I look at this house as the place I cry in, love in and laugh in. It is home. I walk out onto the front porch and feel the cool breeze blowing from the north and love the fact I cannot see my neighbors because of the trees surrounding me. I love that our animals have a large fenced yard of which to roam and explore. I love when I walk out on the back porch I get to enjoy my plants growing in their pots while listening to the roosters crowing and the hens squawking loudly. The voices of our goats take note and begin talking to me, asking me to bring them food scraps from our leftover food in our fridge. I remember our past; the birthday parties held here; his sister and my sisters, sitting here in the rocking chairs conversing and laughing. I know how hard we both worked to make this place a home, how we still do.
As time moves along, our inability to pay our medical debt may end with our losing our home. If we cannot pay, the hospital will have no choice but to take action against us taking the only thing that we have of financial value. It saddens me greatly as it represents another kind of acceptance that I must face; one that everyone must face: change happens; nothing ever stays the same; in the end, we must let go of the things we love.
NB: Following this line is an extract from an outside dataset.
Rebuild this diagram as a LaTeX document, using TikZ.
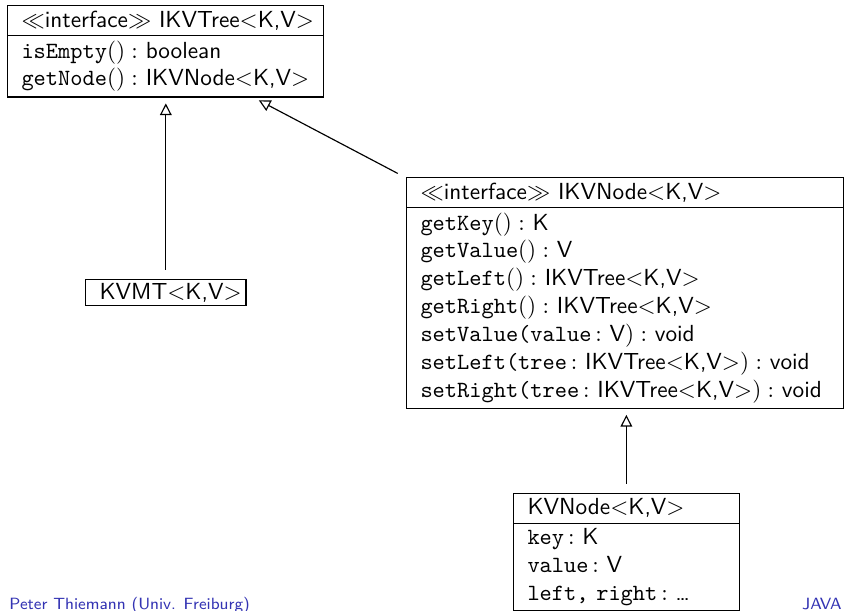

Our conversations concerning money are weighted with too much emotion allowing angry words to seep in. We both see the situation in different ways. Being financially strapped makes a house seem less important to me especially since I am thinking about the end of my life and focusing on what I need to do before it ends. He on the other hand sees his life extending into his eighties. He could spend those many years in this house; this house, our home, the one with so many memories attached, memories inside and outside the walls that hold it together.
So, here we are, facing the very real aspect of what increasing medical debt can do to a family and not knowing what to do about it. The hospital financial counselors where I receive treatment are following their guidelines concerning who can receive help and who cannot. I have no idea how high our debt-to-income ratio must get before they deem it necessary to reduce our monthly payment due. We have provided all our information but have yet to see any relief.
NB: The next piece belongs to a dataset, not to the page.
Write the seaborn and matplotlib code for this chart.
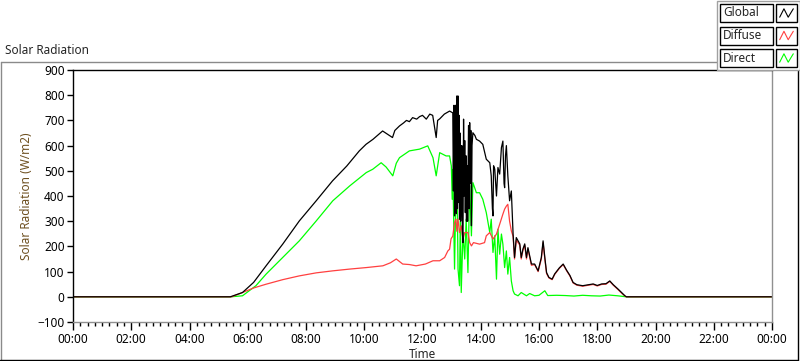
import pandas as pd
import matplotlib.pyplot as plt
import matplotlib.ticker as mticker
from matplotlib.lines import Line2D
from matplotlib.patches import Rectangle
import seaborn as sns

# time of day in hours, radiation in W/m2
global_t = [0, 5.40, 5.82, 6.2, 6.63, 7.2, 7.77, 8.35, 8.91, 9.4, 9.83, 10.06, 10.3, 10.63, 10.8,
            10.97, 11.05, 11.21, 11.35, 11.45, 11.55, 11.66, 11.8, 11.9, 12.0, 12.13, 12.25, 12.35,
            12.47, 12.52, 12.59, 12.75, 12.93,
            13.04, 13.06, 13.08, 13.10, 13.12, 13.14, 13.16, 13.18, 13.20, 13.22, 13.24, 13.26, 13.27,
            13.29, 13.31, 13.33, 13.35, 13.37, 13.39, 13.41, 13.43, 13.45, 13.47, 13.49, 13.51, 13.53,
            13.55, 13.56, 13.58, 13.60, 13.62, 13.64, 13.66, 13.68, 13.70, 13.73, 13.80, 13.85,
            13.96, 14.07, 14.12, 14.19, 14.31, 14.36, 14.40, 14.42, 14.44, 14.48, 14.54, 14.59, 14.65,
            14.71, 14.76, 14.80, 14.82, 14.85, 14.88, 14.93, 14.99, 15.05, 15.11, 15.16, 15.22, 15.34,
            15.39, 15.45, 15.51, 15.57, 15.62, 15.74, 15.85, 15.97, 16.08, 16.14, 16.20, 16.26, 16.34,
            16.45, 16.54, 16.7, 16.83, 16.95, 17.06, 17.17, 17.3, 17.5, 17.7, 17.86, 18.0, 18.15, 18.3,
            18.43, 18.55, 18.72, 18.85, 18.95, 19.0, 24]
global_w = [0, 0, 17, 57, 123, 209, 301, 381, 460, 519, 579, 605, 625, 658, 645,
            632, 660, 678, 690, 700, 695, 711, 705, 715, 720, 705, 725, 720,
            632, 700, 706, 725, 737,
            730, 420, 760, 321, 700, 760, 330, 797, 350, 797, 374, 720, 308,
            650, 300, 388, 600, 250, 215, 705, 400, 620, 334, 560, 300, 520,
            300, 440, 680, 350, 691, 450, 660, 282, 600, 651, 640, 625,
            618, 605, 580, 546, 532, 480, 350, 321, 520, 507, 400, 513, 487,
            592, 618, 450, 433, 560, 600, 480, 381, 420, 250, 156, 235, 210,
            156, 190, 210, 156, 195, 130, 130, 103, 156, 222, 156, 96, 77,
            70, 91, 115, 130, 105, 85, 57, 48, 44, 48, 51, 45, 51, 52,
            63, 48, 30, 15, 4, 0, 0]

diffuse_t = [0, 5.45, 5.82, 6.2, 6.63, 7.2, 7.77, 8.35, 8.92, 9.5, 10.07, 10.64, 10.9, 11.10, 11.32,
             11.55, 11.78, 12.1, 12.36, 12.59, 12.76, 12.87, 12.93, 12.98, 13.04, 13.1, 13.15, 13.18,
             13.22, 13.27, 13.33, 13.39, 13.45, 13.56, 13.62, 13.68, 13.75, 13.96, 14.13, 14.19, 14.31,
             14.42, 14.54, 14.65, 14.76, 14.82, 14.88, 14.93, 14.99, 15.05, 15.11, 15.16, 15.22, 15.34,
             15.39, 15.45, 15.51, 15.57, 15.62, 15.74, 15.85, 15.97, 16.08, 16.14, 16.20, 16.26, 16.34,
             16.45, 16.54, 16.7, 16.83, 16.95, 17.06, 17.17, 17.3, 17.5, 17.7, 17.86, 18.0, 18.15, 18.3,
             18.43, 18.55, 18.72, 18.85, 18.95, 19.0, 24]
diffuse_w = [0, 0, 17, 35, 50, 68, 83, 95, 103, 110, 116, 123, 135, 150, 130,
             128, 123, 130, 143, 143, 156, 182, 189, 230, 241, 295, 308, 260,
             308, 255, 282, 229, 255, 255, 215, 202, 215, 209, 215, 242, 255,
             229, 249, 288, 328, 348, 360, 367, 300, 262, 240, 150, 225, 205,
             150, 185, 205, 150, 190, 125, 128, 100, 150, 215, 150, 92, 75,
             68, 89, 113, 128, 103, 83, 55, 46, 42, 46, 49, 43, 49, 50,
             61, 46, 28, 13, 3, 0, 0]

direct_t = [0, 5.42, 5.82, 6.28, 6.63, 7.2, 7.77, 8.35, 8.92, 9.5, 10.07, 10.29, 10.58, 10.75, 10.98,
            11.1, 11.21, 11.55, 11.9, 12.18, 12.36, 12.47, 12.59, 12.81, 12.93, 12.99, 13.02, 13.04,
            13.10, 13.13, 13.18, 13.22, 13.27, 13.30, 13.33, 13.39, 13.45, 13.50, 13.56, 13.62, 13.68,
            13.73, 13.85, 13.96, 14.07, 14.19, 14.31, 14.36, 14.42, 14.48, 14.54, 14.59, 14.65, 14.71,
            14.76, 14.82, 14.88, 14.93, 14.99, 15.05, 15.11, 15.16, 15.28, 15.39, 15.57, 15.68, 15.85,
            16.0, 16.2, 16.3, 16.6, 16.9, 17.2, 17.5, 17.8, 18.1, 18.4, 18.7, 19.0, 24]
direct_w = [0, 0, 4, 44, 90, 156, 222, 301, 381, 440, 493, 506, 532, 515, 480,
            530, 552, 579, 586, 599, 552, 480, 572, 559, 559, 519, 387, 506,
            110, 308, 506, 110, 44, 334, 17, 255, 150, 308, 96, 440, 242,
            453, 413, 413, 387, 334, 255, 308, 176, 242, 70, 268, 169, 249,
            209, 116, 182, 90, 156, 63, 24, 11, 4, 17, 4, 13, 4,
            6, 24, 5, 6, 5, 3, 6, 4, 3, 7, 4, 0, 0]

series = ['Global', 'Diffuse', 'Direct']
colors = {'Global': '#000000', 'Diffuse': '#ff4040', 'Direct': '#00ff00'}

df = pd.concat([
    pd.DataFrame({'Time': global_t, 'Radiation': global_w, 'Series': 'Global'}),
    pd.DataFrame({'Time': diffuse_t, 'Radiation': diffuse_w, 'Series': 'Diffuse'}),
    pd.DataFrame({'Time': direct_t, 'Radiation': direct_w, 'Series': 'Direct'}),
])

sns.set_style('white')
plt.rcParams['font.family'] = ['Noto Sans', 'DejaVu Sans']

fig = plt.figure(figsize=(8, 3.61), dpi=100)
ax = fig.add_axes([73 / 800, 1 - 322 / 361, 699 / 800, 252 / 361])

# draw direct first so global stays on top
for name in ['Direct', 'Diffuse', 'Global']:
    sns.lineplot(data=df[df['Series'] == name], x='Time', y='Radiation', color=colors[name],
                 lw=0.9, estimator=None, sort=True, ax=ax, legend=False)

ax.set_xlim(0, 24)
ax.set_ylim(-100, 900)
ax.yaxis.set_major_locator(mticker.MultipleLocator(100))
ax.xaxis.set_major_locator(mticker.MultipleLocator(2))
ax.xaxis.set_minor_locator(mticker.MultipleLocator(0.25))
ax.xaxis.set_major_formatter(mticker.FuncFormatter(lambda v, p: '%02d:00' % (int(round(v)) % 24)))
ax.tick_params(axis='both', which='both', bottom=True, left=True, direction='out', width=1,
               colors='black')
ax.tick_params(axis='both', which='major', length=4, labelsize=8.5, pad=2)
ax.tick_params(axis='x', which='minor', length=3)
ax.tick_params(axis='x', which='major', length=6)
ax.set_xlabel('Time', fontsize=8.5, labelpad=1)
ax.set_ylabel('Solar Radiation (W/m2)', fontsize=8.5, color='#6e5020', labelpad=3)
ax.grid(False)
for side in ['left', 'top']:
    ax.spines[side].set_color('black')
for side in ['right', 'bottom']:
    ax.spines[side].set_color('#909090')
for s in ax.spines.values():
    s.set_linewidth(1)

# chart frame and caption
W, H = 800, 361
def px(x, y):
    return x / W, 1 - y / H
fig.add_artist(Line2D([px(0.5, 0)[0], px(717, 0)[0]], [px(0, 61.5)[1]] * 2, color='#8a8a8a', lw=1))
fig.add_artist(Line2D([px(0.5, 0)[0]] * 2, [px(0, 61.5)[1], px(0, 361)[1]], color='#8a8a8a', lw=1))
fig.add_artist(Line2D([0, px(798, 0)[0]], [px(0, 359.5)[1]] * 2, color='black', lw=1))
fig.add_artist(Line2D([px(797.5, 0)[0]] * 2, [px(0, 70)[1], px(0, 360)[1]], color='black', lw=1))
fig.text(px(5, 0)[0], px(0, 50)[1], 'Solar Radiation', fontsize=8.5, va='center', ha='left')

# legend boxes
fig.add_artist(Rectangle(px(717, 70), 83 / W, 69 / H, facecolor='white', edgecolor='#a0a0a0',
                         lw=1, zorder=5))
zig_x = [0.1, 0.35, 0.6, 0.9]
zig_y = [0.2, 0.8, 0.2, 0.8]
for i, name in enumerate(series):
    top = 4 + i * 22.5
    fig.add_artist(Rectangle(px(720, top + 18), 53 / W, 18 / H, facecolor='white',
                             edgecolor='black', lw=1, zorder=6))
    fig.text(px(723, 0)[0], px(0, top + 9)[1], name, fontsize=8.5, va='center', ha='left', zorder=7)
    fig.add_artist(Rectangle(px(776, top + 18), 21 / W, 18 / H, facecolor='white',
                             edgecolor='black', lw=1, zorder=6))
    lx = [px(778 + 17 * f, 0)[0] for f in zig_x]
    ly = [px(0, top + 16 - 14 * f)[1] for f in zig_y]
    fig.add_artist(Line2D(lx, ly, color=colors[name], lw=0.8, zorder=7))

plt.savefig('out.png', dpi=100)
No matter the reasons, when people don’t pay their bills, hospital costs increase along with insurance premiums. The burden of those costs will always be on those people who have the means to pay. It doesn't seem right, but it is the way it is. I don’t have a solution of how to give relief to families like mine who
have medical bills beyond their ability to pay. No one who lives with a
terminal or even a chronic illness for any length of time that does not
earn a great deal of money can avoid the financial impact of it.
For
those of us who are middle income earners, bankruptcy may be the only
relief we can find so we can keep our home. It does not feel good to me because bankruptcy also takes money from people in the form of higher interest rates on the loans they receive from banks. Like everything surrounding cancer, choices are few. The only choice we may have will be to file bankruptcy. For now, I am an unwilling participant knowing my death is the only thing that will bring any of it to an end.